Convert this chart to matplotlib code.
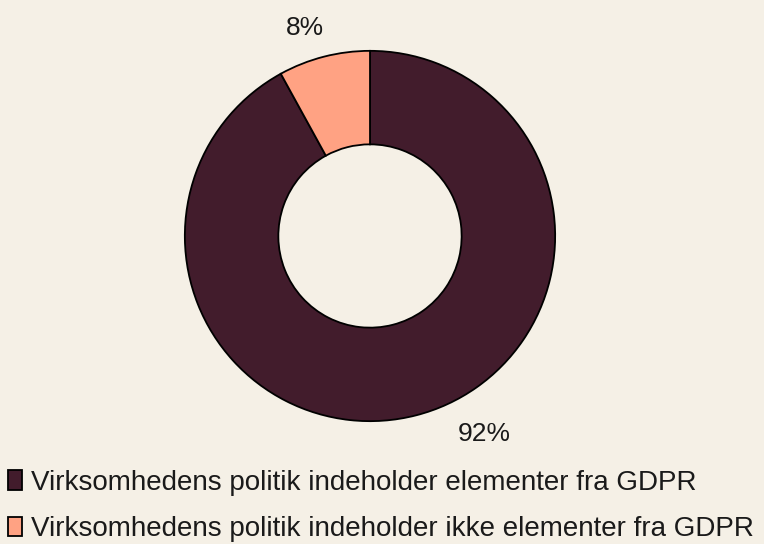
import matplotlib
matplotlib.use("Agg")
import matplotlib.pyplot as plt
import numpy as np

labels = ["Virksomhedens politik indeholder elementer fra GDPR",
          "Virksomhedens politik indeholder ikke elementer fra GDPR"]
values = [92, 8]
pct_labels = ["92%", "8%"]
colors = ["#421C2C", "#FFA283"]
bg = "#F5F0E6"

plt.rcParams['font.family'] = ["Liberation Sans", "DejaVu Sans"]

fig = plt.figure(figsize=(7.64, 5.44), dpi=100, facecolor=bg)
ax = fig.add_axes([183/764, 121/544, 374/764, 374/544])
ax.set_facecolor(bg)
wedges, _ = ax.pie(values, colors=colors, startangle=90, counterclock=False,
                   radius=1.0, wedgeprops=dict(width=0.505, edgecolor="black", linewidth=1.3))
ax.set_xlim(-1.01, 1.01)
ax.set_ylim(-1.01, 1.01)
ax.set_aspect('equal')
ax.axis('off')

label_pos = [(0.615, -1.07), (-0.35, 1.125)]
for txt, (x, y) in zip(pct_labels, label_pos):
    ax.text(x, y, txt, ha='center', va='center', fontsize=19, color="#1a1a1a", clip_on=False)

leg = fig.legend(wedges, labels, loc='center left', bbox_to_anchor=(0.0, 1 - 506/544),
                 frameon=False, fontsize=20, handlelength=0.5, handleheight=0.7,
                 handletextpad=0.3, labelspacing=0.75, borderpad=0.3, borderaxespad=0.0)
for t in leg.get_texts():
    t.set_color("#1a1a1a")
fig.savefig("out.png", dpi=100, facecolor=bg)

------------------------------

TASK DETAILS —
Restate the whole listing above exactly, except for its images.

THE ANSWER —
Convert this chart to matplotlib code.
import matplotlib
matplotlib.use("Agg")
import matplotlib.pyplot as plt
import numpy as np

labels = ["Virksomhedens politik indeholder elementer fra GDPR",
          "Virksomhedens politik indeholder ikke elementer fra GDPR"]
values = [92, 8]
pct_labels = ["92%", "8%"]
colors = ["#421C2C", "#FFA283"]
bg = "#F5F0E6"

plt.rcParams['font.family'] = ["Liberation Sans", "DejaVu Sans"]

fig = plt.figure(figsize=(7.64, 5.44), dpi=100, facecolor=bg)
ax = fig.add_axes([183/764, 121/544, 374/764, 374/544])
ax.set_facecolor(bg)
wedges, _ = ax.pie(values, colors=colors, startangle=90, counterclock=False,
                   radius=1.0, wedgeprops=dict(width=0.505, edgecolor="black", linewidth=1.3))
ax.set_xlim(-1.01, 1.01)
ax.set_ylim(-1.01, 1.01)
ax.set_aspect('equal')
ax.axis('off')

label_pos = [(0.615, -1.07), (-0.35, 1.125)]
for txt, (x, y) in zip(pct_labels, label_pos):
    ax.text(x, y, txt, ha='center', va='center', fontsize=19, color="#1a1a1a", clip_on=False)

leg = fig.legend(wedges, labels, loc='center left', bbox_to_anchor=(0.0, 1 - 506/544),
                 frameon=False, fontsize=20, handlelength=0.5, handleheight=0.7,
                 handletextpad=0.3, labelspacing=0.75, borderpad=0.3, borderaxespad=0.0)
for t in leg.get_texts():
    t.set_color("#1a1a1a")
fig.savefig("out.png", dpi=100, facecolor=bg)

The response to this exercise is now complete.